Dresden is one of Germany's urban jewels, boasting a stunning skyline dominated by beautiful baroque buildings that have dazzled visitors to this historic center of regional royal power for centuries.
Today Dresden is still an important place, serving as the capital of Saxony, one of Germany's 16 states, which shares a border with both the Czech Republic and Poland, as well as four other German states - including Katja's home state of Bavaria.
Nestled in a valley along the banks of the Elbe River, Dresden has been celebrated as a world heritage site filled with great art and architecture and is renowned for its “Saxon” hospitality, seasonal Christmas market and goodies, including Stollen, a rich buttery fruit cake dusted in powdery white sugar.
Summer fun in the Saxon capital
And it is also attractive during the summer months to young people like Katja, who took a train from Nuremberg to visit her very cool aunt Senta - a musician who plays the clarinet and lives in a funky downtown apartment - just in time to experience the Dresdner Stadtfest, or city festival, held this year from August 14 to 16.
An estimated 420,000 people came out to enjoy the 11th annual Stadtfest, which marked Dresden's 803rd birthday, with some 450 special displays and events at 17 thematically grouped venues across the city. A variety of vendors sold all kinds of foods, crafts and other wares. Live music could be heard throughout the city. Games and athletic activities also provided fun for the whole family.
The main themes of the 2009 festival were Kultur (culture) and Klassik (classical culture and music). Senta explained a lot about classical music to Katja after they watched some live concerts during the three-day weekend. And, just like every year, the festival concluded with a magical nocturnal fireworks display.
The majesty of the Green Vault
Senta also took Katja to see the Grünes Gewölbe, or Green Vault, which is world-renowned as one of Europe's most sumptuous “treasure chambers”. After it was on exhibit in Dresden's Albertinum museum for 30 years, the famous collection of the region's former noble leaders has returned to its historic home in the Dresden Royal Palace.
In two different exhibition areas, the Neues Grünes Gewölbe (New Green Vault) and Historisches Grünes Gewölbe (Historic Green Vault), visitors can now view these magnificent artworks of gold, silver, precious gems, enamel, ivory, bronze and amber the way they were intended to be seen.

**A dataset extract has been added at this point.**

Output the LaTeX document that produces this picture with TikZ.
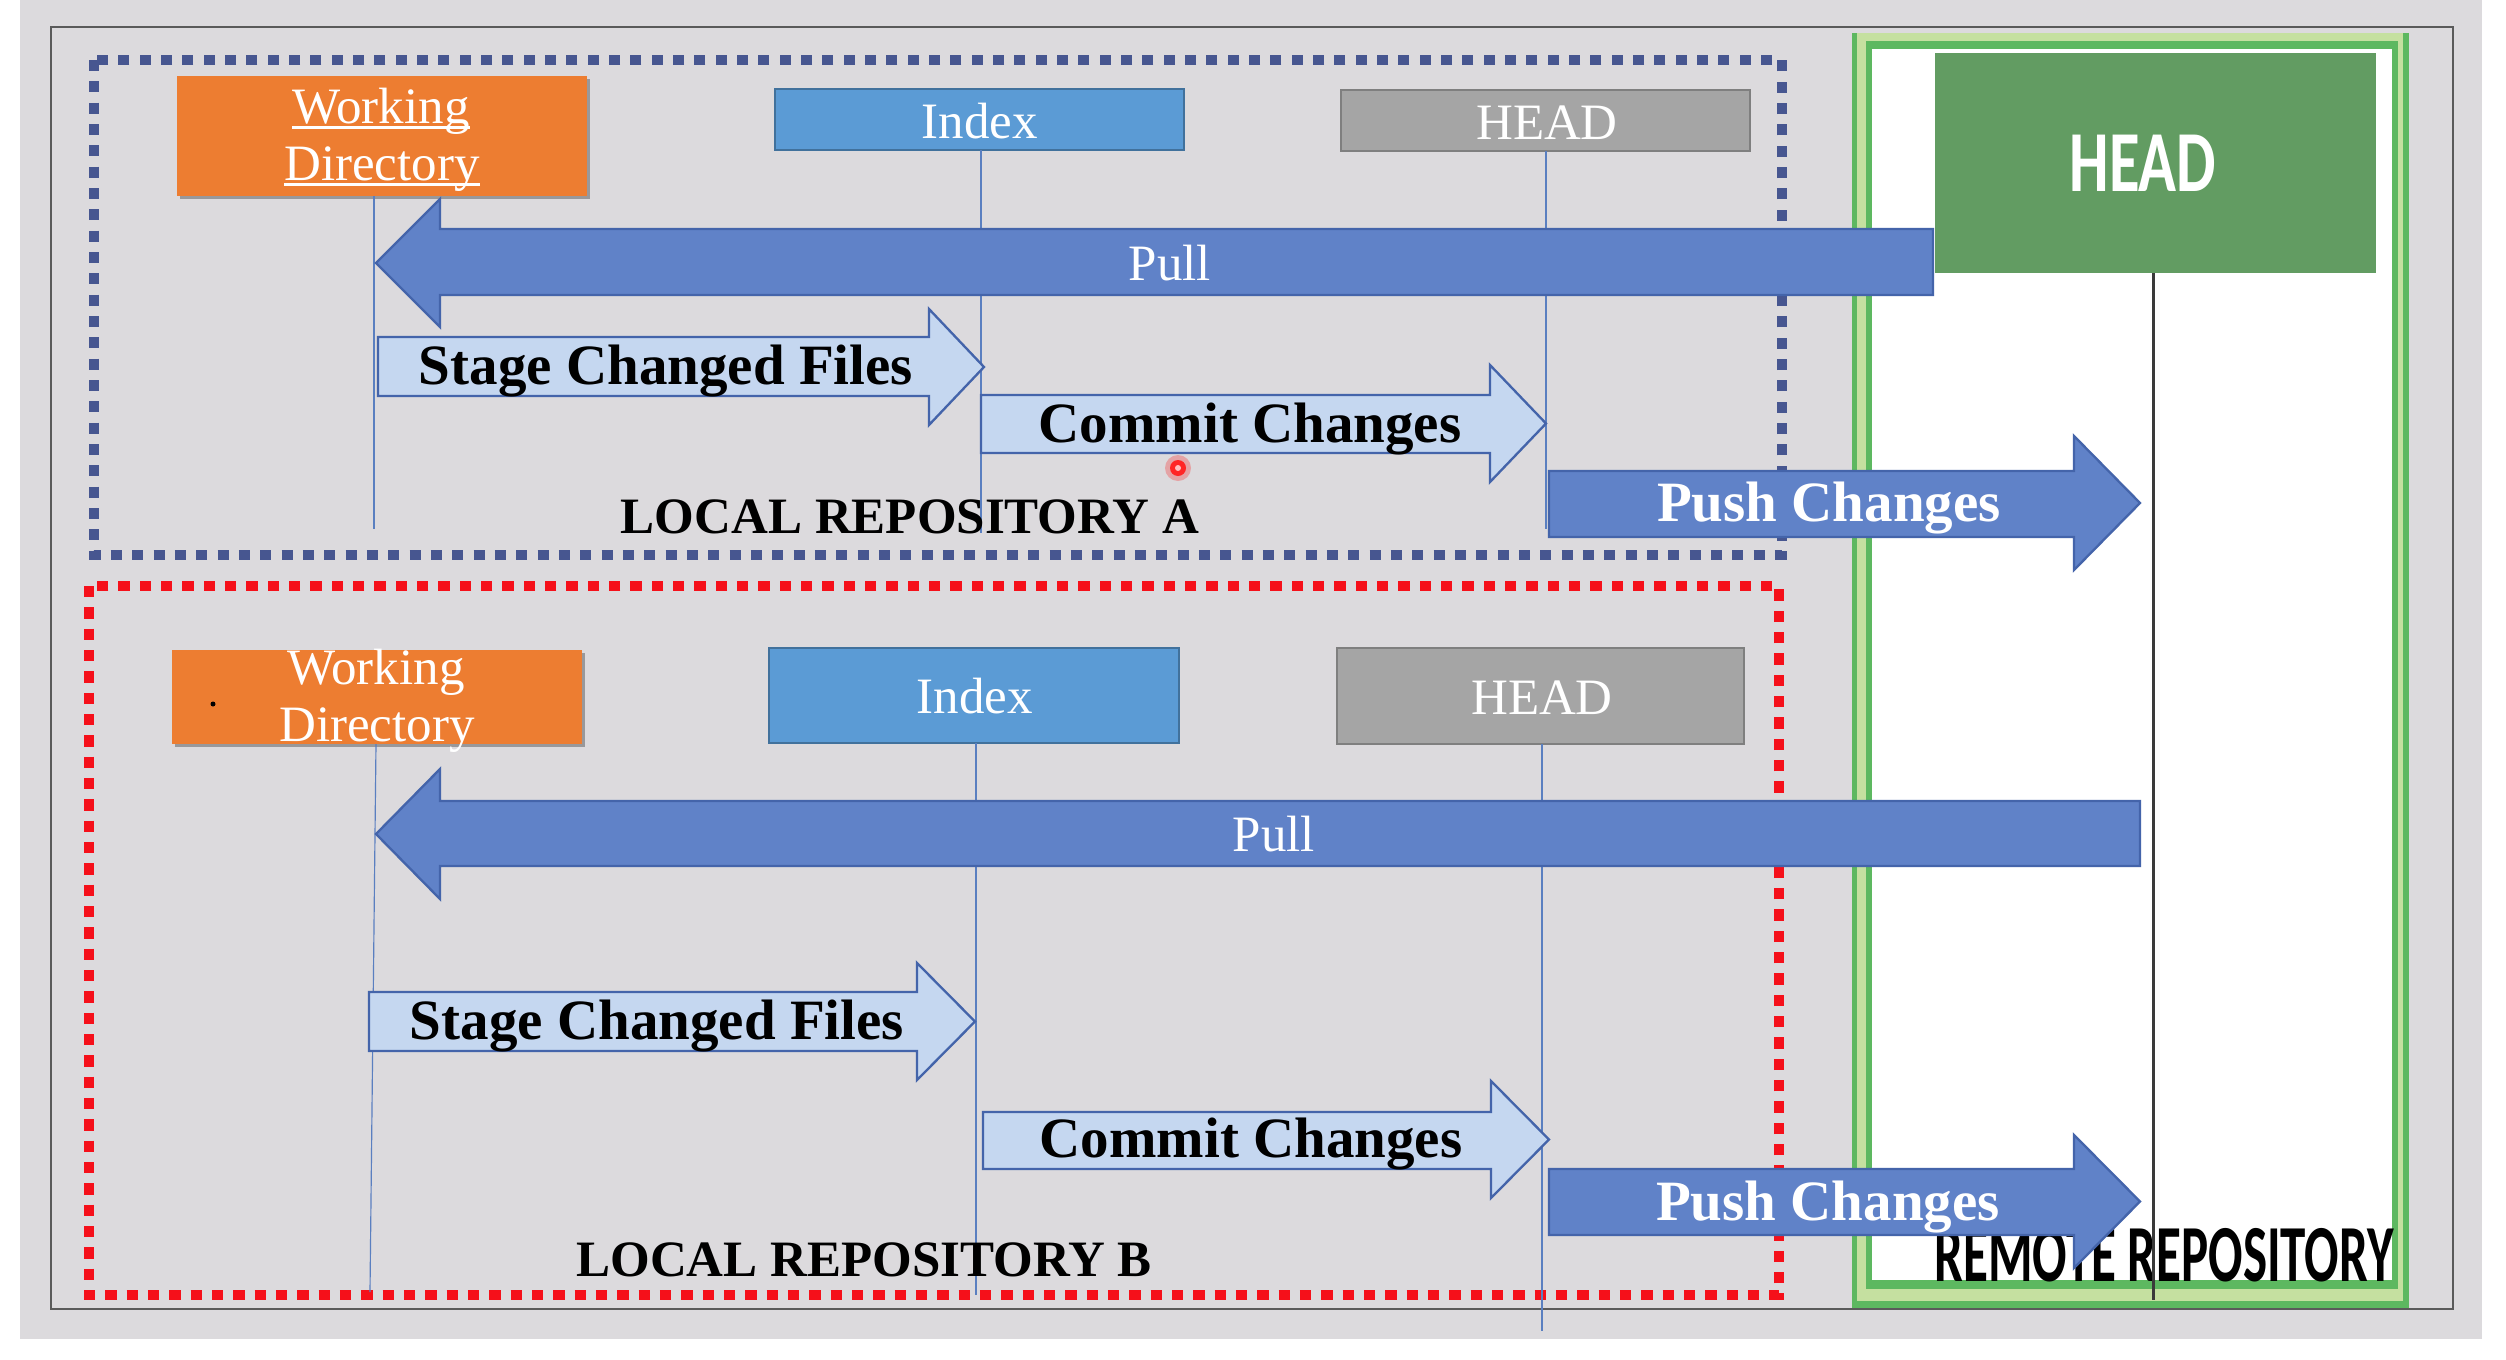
\documentclass[tikz,border=0pt]{standalone}
\usepackage{fontspec}
\setmainfont{Liberation Serif}
\newfontfamily\calibfont{Carlito}
\usetikzlibrary{shadows}
\definecolor{bggray}{HTML}{DCDADD}
\definecolor{framegray}{HTML}{5A5A5A}
\definecolor{wdorange}{HTML}{ED7D31}
\definecolor{ixblue}{HTML}{5B9BD5}
\definecolor{ixborder}{HTML}{41719C}
\definecolor{hdgray}{HTML}{A5A5A5}
\definecolor{hdborder}{HTML}{7F7F7F}
\definecolor{darkfill}{HTML}{6082C8}
\definecolor{arrborder}{HTML}{4464AA}
\definecolor{lightfill}{HTML}{C5D7F0}
\definecolor{lineblue}{HTML}{5A7FC0}
\definecolor{dotblue}{HTML}{475690}
\definecolor{dotred}{HTML}{F5101A}
\definecolor{grnband}{HTML}{5DB860}
\definecolor{grnlight}{HTML}{C5E0A0}
\definecolor{grnhead}{HTML}{629C62}
\definecolor{remline}{HTML}{3A3A3A}
\newcommand\blockarr[8]{\path[#1] (#2,#5) -- (#3,#5) -- (#3,#7) -- (#4,{(#7+#8)/2}) -- (#3,#8) -- (#3,#6) -- (#2,#6) -- cycle;}
\newcommand\myul[1]{\setbox0\hbox{#1}\rlap{\rule[-0.12em]{\wd0}{0.055em}}\box0}
\begin{document}
\begin{tikzpicture}[x=0.3pt,y=-0.3pt,
  reg/.style={font=\fontsize{15.3}{18}\selectfont, inner sep=0pt, anchor=base, text=white},
  bld/.style={font=\bfseries\fontsize{17.1}{20}\selectfont, inner sep=0pt, anchor=base},
  loc/.style={font=\bfseries\fontsize{15.3}{18}\selectfont, inner sep=0pt, anchor=base},
  wdbox/.style={fill=wdorange, inner sep=0pt, draw=none,
    drop shadow={shadow xshift=0.8pt, shadow yshift=-0.9pt, opacity=0.3, fill=black}},
  ixbox/.style={fill=ixblue, draw=ixborder, line width=0.6pt, inner sep=0pt},
  hdbox/.style={fill=hdgray, draw=hdborder, line width=0.6pt, inner sep=0pt},
  vline/.style={draw=lineblue, line width=0.35pt},
  darkarr/.style={fill=darkfill, draw=arrborder, line width=0.7pt},
  lightarr/.style={fill=lightfill, draw=arrborder, line width=0.7pt},
  dotA/.style={draw=dotblue, line width=3pt, dash pattern=on 3.3pt off 3.1pt},
  dotB/.style={draw=dotred, line width=3pt, dash pattern=on 3.4pt off 3.0pt}]
% background and frame
\fill[white] (0,0) rectangle (2506,1360);
\useasboundingbox (0,0) rectangle (2506,1360);
\fill[bggray] (20,0) rectangle (2482,1339);
\draw[framegray, line width=0.6pt] (51,27) rectangle (2453,1309);
% remote repository frame
\fill[grnband] (1852,33) rectangle (2409,1308);
\fill[grnlight] (1857,33) rectangle (2403,1301);
\fill[grnband] (1866,41) rectangle (2398,1289);
\fill[white] (1872,49) rectangle (2392,1280);
\node[fill=grnhead, inner sep=0pt, minimum width=132.3pt, minimum height=66pt] (rhead) at (2155.5,163) {};
\node[font=\calibfont\bfseries\fontsize{26.1}{30}\selectfont, text=white, inner sep=0pt, anchor=base] (rheadt) at (2143,191) {\scalebox{0.72}[1]{HEAD}};
\node[font=\calibfont\bfseries\fontsize{24.3}{28}\selectfont, text=black, inner sep=0pt, anchor=base] (remt) at (2164,1281) {\scalebox{0.63}[1]{REMOTE REPOSITORY}};
\coordinate (rlTop) at (2153,273);
\coordinate (rlBot) at (2153,1300);
\draw[remline, line width=0.9pt] (rlTop) -- (rlBot);
% dotted local repository frames
\draw[dotA] (94,60) rectangle (1782,555);
\draw[dotB] (89,586) rectangle (1779,1295);
% boxes of repository A
\node[wdbox, minimum width=123pt, minimum height=36pt] (wdA) at (382,136) {};
\node[ixbox, minimum width=122.7pt, minimum height=18.3pt] (ixA) at (979.5,119.5) {};
\node[hdbox, minimum width=122.7pt, minimum height=18.3pt] (hdA) at (1545.5,120.5) {};
% boxes of repository B
\node[wdbox, minimum width=123pt, minimum height=28.2pt] (wdB) at (377,697) {};
\node[ixbox, minimum width=123pt, minimum height=28.5pt] (ixB) at (974,695.5) {};
\node[hdbox, minimum width=122.1pt, minimum height=28.8pt] (hdB) at (1540.5,696) {};
\fill[black] (213,704) circle (2.5);
% vertical lines
\coordinate (vA1t) at (374,196); \coordinate (vA1b) at (374,529);
\coordinate (vA2t) at (981,150); \coordinate (vA2b) at (981,533);
\coordinate (vA3t) at (1546,151); \coordinate (vA3b) at (1546,529);
\coordinate (vB1t) at (376,744); \coordinate (vB1b) at (370,1292);
\coordinate (vB2t) at (976,743); \coordinate (vB2b) at (976,1295);
\coordinate (vB3t) at (1542,744); \coordinate (vB3b) at (1542,1331);
\draw[vline] (vA1t) -- (vA1b);
\draw[vline] (vA2t) -- (vA2b);
\draw[vline] (vA3t) -- (vA3b);
\draw[vline] (vB1t) -- (vB1b);
\draw[vline] (vB2t) -- (vB2b);
\draw[vline] (vB3t) -- (vB3b);
% block arrows
\blockarr{darkarr}{1933}{440}{376}{229}{295}{199}{327}
\blockarr{lightarr}{378}{929}{984}{337}{396}{309}{425}
\blockarr{lightarr}{981}{1490}{1546}{395}{453}{365}{482}
\blockarr{darkarr}{1549}{2074}{2140}{471}{537}{436}{570}
\blockarr{darkarr}{2140}{440}{376}{801}{866}{769}{899}
\blockarr{lightarr}{369}{917}{975}{992}{1051}{963}{1080}
\blockarr{lightarr}{983}{1491}{1549}{1112}{1169}{1081}{1198}
\blockarr{darkarr}{1549}{2074}{2140}{1169}{1235}{1135}{1268}
% pointer dot
\fill[red, opacity=0.25] (1178,468) circle (13);
\fill[red!85!white] (1178,468) circle (8);
\fill[red!25!white] (1178,468) circle (3);
% texts of repository A
\node[reg] (wdAt1) at (381,123) {\myul{Working}};
\node[reg] (wdAt2) at (382,180) {\myul{Directory}};
\node[reg] (ixAt) at (980,138) {Index};
\node[reg] (hdAt) at (1547,139) {HEAD};
\node[reg] (pullAt) at (1170,280) {Pull};
\node[bld] (stageAt) at (666,384) {Stage Changed Files};
\node[bld] (commitAt) at (1250,442) {Commit Changes};
\node[bld, text=white] (pushAt) at (1829,521) {Push Changes};
\node[loc] (locA) at (910,533) {LOCAL REPOSITORY A};
% texts of repository B
\node[reg] (wdBt1) at (376,684) {Working};
\node[reg] (wdBt2) at (377,741) {Directory};
\node[reg] (ixBt) at (975,713) {Index};
\node[reg] (hdBt) at (1542,714) {HEAD};
\node[reg] (pullBt) at (1274,851) {Pull};
\node[bld] (stageBt) at (657,1039) {Stage Changed Files};
\node[bld] (commitBt) at (1251,1157) {Commit Changes};
\node[bld, text=white] (pushBt) at (1828,1220) {Push Changes};
\node[loc] (locB) at (864,1276) {LOCAL REPOSITORY B};
\end{tikzpicture}
\end{document}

When US President Barack Obama visited Germany in June 2009, he stayed in Dresden and met with German Chancellor Angela Merkel in the famous Green Vault.
Vorsprung durch Technik
During her trip to Dresden, Katja also enjoyed going to the city's zoo and seeing other historic buildings, such as the Semperoper opera house. And she went shopping in Dresden's bustling pedestrian zone, where she checked out the local kids' favorite fashions, browsed in bookstores, and indulged in some Italian gelato at a local Eiscafe, or ice cream parlor.
Because Katja is really into art and photography, she also spent a lot of time in the Kupferstich-Kabinett. One of the world's most prominent art museums for drawings, prints and photographs, its collection comprises over 500,000 works on paper by more than 11,000 artists spanning eight centuries.
She was also impressed by Volkswagen's Gläserne Manufaktur, or Transparent Factory, where you can watch German automaker VW outfit and display its Phaeton car models right before your very eyes! Construction began on the glass complex where architecture meets industry in 1999 and it was open for business by 2001.
From destruction to renewal
Dresden has a long history as a leading European center of art, classical music, culture and science. Yet it was almost totally destroyed during heavy bombing by British and American Allied aircraft in February 1945, just a few months before World War II ended in Europe with Germany's surrender in May 1945.
The bombing of Dresden serves as the backdrop of the famous novel “Slaughterhouse Five” by the late American author Kurt Vonnegut. It has informed debate about the nature of war all over the world.
A symbol of postwar peace and reconciliation in Europe is Dresden's iconic domed Frauenkirche, or Church of Our Lady, which was almost entirely destroyed in the wartime air raids but fully restored between 1994 and 2005 through private contributions, including from Great Britain and the United States.
Because of its location in southeastern Germany, postwar Dresden was occupied by Soviet forces and became part of the former East Germany until German reunification in 1990 - when West Germany and East Germany were finally unified again as one nation after decades of artificial separation during the Cold War.
Since then the restoration and revival of Dresden has continued apace along with the rest of the former East Germany.
Dresden is now once again a major cultural and commercial center at the crossroads of eastern and western Europe, with a vibrant alternative scene that attracts young people, students and creative types meeting in the myriad cafes, restaurants, clubs and parks across the city.
Other important major cities in the state of Saxony are Leipzig and Chemnitz. Among the state's striking natural landscapes popular with hikers and nature lovers are the high peaks of the Sächsische Schweiz, or Saxon Switzerland, the Erzgebirge (Ore Mountains), Lausitzer Bergland (Lusatian Mountains), and the Elbsandsteingebirge (Elbe Sandstone Mountains) carved by the Elbe River.